The Japanese concept of “MA” (pronounced “maah”) is about creating space. When we stop our pursuit of more, we can create space and open ourselves up to enough, depth and meaning.

Slow down, listen, say “no” more so you can say “yes” to what’s important and create some open space today. Here’s to more MA!

You Can’t Take It with You

“Have gratitude for the things you’re discarding. By giving gratitude, you’re giving closure to the relationship with that object, and by doing so, it becomes a lot easier to let go.” – Marie Kondo

It’s been on my mind for the past month – clean out the closets and organize my clothes. Two rounds and 3 hours later, done. And it’s freeing. Sifting, sorting, bucketing and giving away clothes to someone who may actually need them. Organized, orderly and findable. Clothes that I will actually wear and can find quickly. Shopping my own closet rather than getting more. We keep adding without counting, taking inventory. And yes, I am parting with the Hawaiian shirt that’s too big, but I am now in search of my next loud shirt that sings, “let’s have fun!”

In addition to some Spring cleaning our physical space, we can also do some decluttering in our minds, assessing what’s already present in this very moment. Eliminate the “I’ll get to that later” piles and put it in its place now or let it go if you don’t need it.

Our clutter and inability to let go has created a $38 billion+ industry in the United States. According to SpareFoot, there are 50,000 facilities, 2.311 billion square feet of “stuff apartments” and enough storage space to fill Hoover Dam with crap, I mean, keepsakes that we can’t let go of.

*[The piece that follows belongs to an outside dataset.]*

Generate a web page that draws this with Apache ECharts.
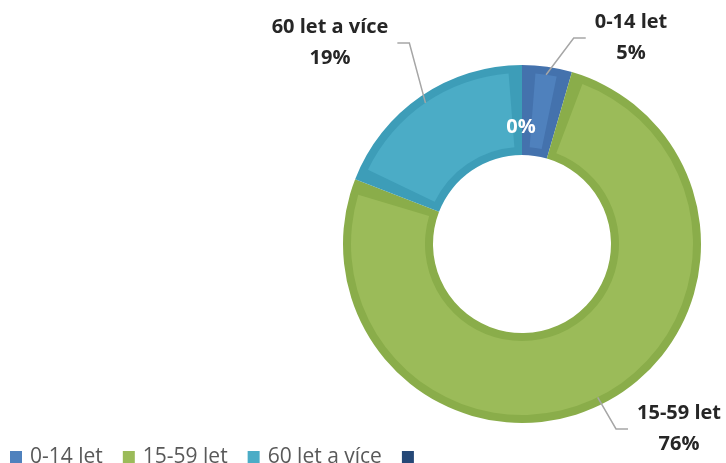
<!DOCTYPE html>
<html><head><meta charset="utf-8">
<script src="https://cdn.jsdelivr.net/npm/echarts@6/dist/echarts.min.js"></script>
<style>html,body{margin:0;padding:0;background:#fff}#chart{width:726px;height:463px}</style>
</head><body><div id="chart"></div>
<script>
// Data
const categories = ['0-14 let', '15-59 let', '60 let a více', ' '];
const shares = [4.5, 76.4, 19.1, 0];

// Styles / layout
const fillColors = ['#4f81bd', '#9bbb59', '#4bacc6', '#254877'];
const edgeColors = ['#4472ad', '#8aad4a', '#3d9db8', '#1f3e69'];
const labelPos = [[631, 38], [679, 429], [330, 43], [521, 127]];
const FONT = '"Open Sans", "Liberation Sans", sans-serif';
const CENTER = [522, 244];

const chart = echarts.init(document.getElementById('chart'), null, { renderer: 'canvas' });
const option = {
  animation: false,
  legend: {
    left: 10, top: 445, padding: 0, itemWidth: 12, itemHeight: 12, itemGap: 20, icon: 'rect',
    data: categories.map((n, i) => ({ name: n, itemStyle: { color: fillColors[i] } })),
    textStyle: { fontFamily: FONT, fontSize: 21, color: '#595959', lineHeight: 24, padding: [0, 0, 0, 3] }
  },
  series: [
    {
      // lighter inner face of each slice
      type: 'pie', z: 3, silent: true, center: CENTER, radius: [97, 171], padAngle: 9,
      startAngle: 90, clockwise: true,
      label: { show: false }, labelLine: { show: false }, emphasis: { disabled: true },
      data: categories.map((n, i) => ({ name: n, value: shares[i] === 0 ? '-' : shares[i], itemStyle: { color: fillColors[i] } }))
    },
    {
      // darker rim of each slice
      type: 'pie', z: 2, silent: true, center: CENTER, radius: [89, 179],
      startAngle: 90, clockwise: true,
      label: { show: false }, labelLine: { show: false }, emphasis: { disabled: true },
      data: categories.map((n, i) => ({ name: n, value: shares[i], itemStyle: { color: edgeColors[i] } }))
    },
    {
      // labels
      type: 'pie', z: 4, silent: true, center: CENTER, radius: [97, 171],
      startAngle: 90, clockwise: true, avoidLabelOverlap: false,
      emphasis: { disabled: true },
      itemStyle: { color: 'rgba(0,0,0,0)' },
      data: categories.map((n, i) => {
        const item = { name: n, value: shares[i] };
        if (shares[i] === 0) {
          item.label = { position: 'inside', color: '#ffffff', formatter: '{c}%' };
          item.labelLine = { show: false };
        }
        return item;
      }),
      label: {
        show: true, position: 'outside', fontFamily: FONT, fontWeight: 'bold', fontSize: 20,
        lineHeight: 31, color: '#262626', padding: [0, 9],
        formatter: p => p.name + '\n' + Math.round(p.value) + '%'
      },
      labelLine: { show: true, length: 20, length2: 12, lineStyle: { color: '#a6a6a6', width: 1.5 } },
      labelLayout: p => ({ x: labelPos[p.dataIndex][0], y: labelPos[p.dataIndex][1], align: 'center', verticalAlign: 'middle' })
    }
  ]
};
chart.setOption(option);
</script>
</body></html>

And that clutter and accumulation is rooted in our mindset of more, more, more. A scarcity in our thoughts where we’ve convinced ourselves that this stuff will create happiness. It’s not working. Stop the pursuit of more and actually get more by counting what already is. Stop accumulating stuff and start accumulating daily joy. The search is over. It’s all within you.

And when our days on this earth are over, you can’t take it with you. And I can guarantee, your relatives will be getting a dumpster for your “keepsakes.” Let it go now and starting living today.